The present invention relates to digital networks, and in particular, to the problem of provisioning digital devices in a swarm.
As used herein, a swarm is defined as a set of cooperating digital devices communicating over a digital network. One example of a swarm is a group of wireless access points (AP) providing wireless services to clients. Other examples of swarms are clusters of computers operating as a render farm, or other distributed computing tasks.
The composition of the swarm may change dynamically. As an example, APs may be added dynamically to a swarm, or may be removed from service.
When an AP is first powered up it starts in what is known as an unprovisioned state; it has not been provided with information such as operating channel, operating power levels, SSIDs, security settings, and possibly the regulatory domain the AP is operating in.
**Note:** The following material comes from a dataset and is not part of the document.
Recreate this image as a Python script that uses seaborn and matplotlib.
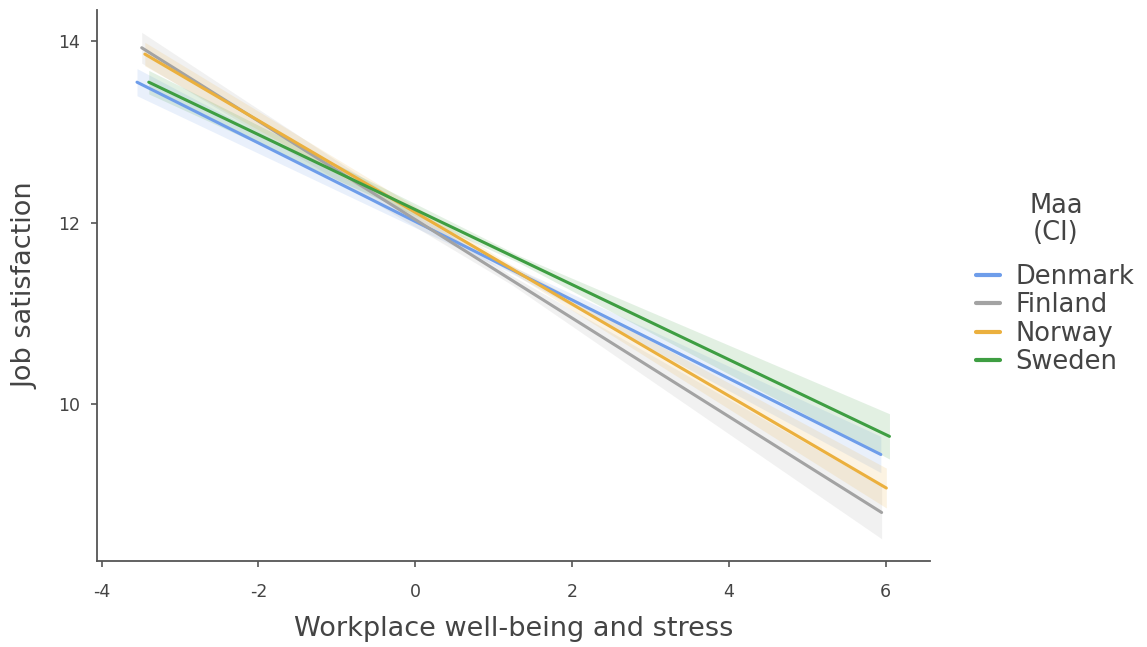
import numpy as np
import pandas as pd
import matplotlib
matplotlib.use("Agg")
import matplotlib.pyplot as plt
import seaborn as sns

sns.set_theme(style="ticks")
plt.rcParams["font.family"] = ["DejaVu Sans"]

# Fitted regression lines per country: predictor range and predicted values
countries = ["Denmark", "Finland", "Norway", "Sweden"]
x_start = [-3.55, -3.49, -3.45, -3.40]
x_end = [5.94, 5.95, 6.01, 6.05]
y_start = [13.55, 13.93, 13.86, 13.55]
y_end = [9.44, 8.80, 9.07, 9.64]
# Confidence interval half-widths at the start, centre and end of each line
ci_start = [0.15, 0.17, 0.13, 0.13]
ci_mid = [0.04, 0.05, 0.04, 0.04]
ci_end = [0.20, 0.29, 0.22, 0.25]

colors = ["#6E9DEA", "#A3A3A3", "#EBB03E", "#3E9E42"]
palette = dict(zip(countries, colors))

rows = []
for c, xs, xe, ys, ye in zip(countries, x_start, x_end, y_start, y_end):
    rows.append({"Maa": c, "x": xs, "y": ys})
    rows.append({"Maa": c, "x": xe, "y": ye})
df = pd.DataFrame(rows)

text_col = "#444444"
fig = plt.figure(figsize=(11.47, 6.47), dpi=100)
ax = fig.add_axes([0.0846, 0.133, 0.7264, 0.852])

# Confidence bands
for c, xs, xe, ys, ye, cs, cm, ce in zip(countries, x_start, x_end, y_start, y_end,
                                          ci_start, ci_mid, ci_end):
    xm = (xs + xe) / 2
    ym = (ys + ye) / 2
    bx = [xs, xm, xe]
    by = [ys, ym, ye]
    lo = [by[0] - cs, by[1] - cm, by[2] - ce]
    hi = [by[0] + cs, by[1] + cm, by[2] + ce]
    ax.fill_between(bx, lo, hi, color=palette[c], alpha=0.15, linewidth=0)

sns.lineplot(data=df, x="x", y="y", hue="Maa", palette=palette, linewidth=2.2,
             ax=ax, legend=True)

ax.set_xlim(-4.06, 6.57)
ax.set_ylim(8.265, 14.35)
ax.set_xticks([-4, -2, 0, 2, 4, 6])
ax.set_yticks([10, 12, 14])
ax.set_xticklabels(["-4", "-2", "0", "2", "4", "6"])
ax.set_xlabel("Workplace well-being and stress", fontsize=19.5, color=text_col, labelpad=10.5)
ax.set_ylabel("Job satisfaction", fontsize=19.5, color=text_col, labelpad=13.5)
ax.tick_params(axis="both", labelsize=12.5, labelcolor=text_col, color="#555555",
               length=4, width=1.2)
ax.tick_params(axis="x", pad=12)
ax.tick_params(axis="y", pad=8.5)
for s in ["left", "bottom"]:
    ax.spines[s].set_color("#555555")
    ax.spines[s].set_linewidth(1.3)
sns.despine(ax=ax)

handles, labels = ax.get_legend_handles_labels()
ax.get_legend().remove()
leg = fig.legend(handles, labels, frameon=False, fontsize=18.5,
                 loc="center left", bbox_to_anchor=(0.8505, 0.506),
                 borderpad=0, borderaxespad=0, handlelength=0.95,
                 handletextpad=0.6, labelspacing=0.1)
for t in leg.get_texts():
    t.set_color(text_col)
for h in leg.get_lines():
    h.set_linewidth(3)
fig.text(1056 / 1147, 0.66, "Maa\n(CI)", ha="center", va="center", fontsize=18.5,
         color=text_col, linespacing=1.05, multialignment="center")

fig.savefig("out.png", dpi=100)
In a standalone AP such as those sold by Netgear, Linksys, Apple, and the like, the AP is set up to be provisioned over a wired Ethernet link. Such an AP initially powers up with a fixed IP address of 192.168.1.1, and is provisioned by making an HTTP connection to the AP with a web browser, authenticating with a presupplied username and password, and using the browser to provision the device and finally restart it. This provisioning scheme fails if the local network already has a device active at the fixed IP address the AP is configured to use, or may fail due to a number of other network configuration issues.
In provisioning a swarm of wireless access points, each AP obtains its address dynamically (DHCP). Some APs in the swarm may be mesh-based, having no wired connection. This simple provisioning model would seem to be inapplicable.
What is needed is a way to initially provision members of a swarm of wireless access points.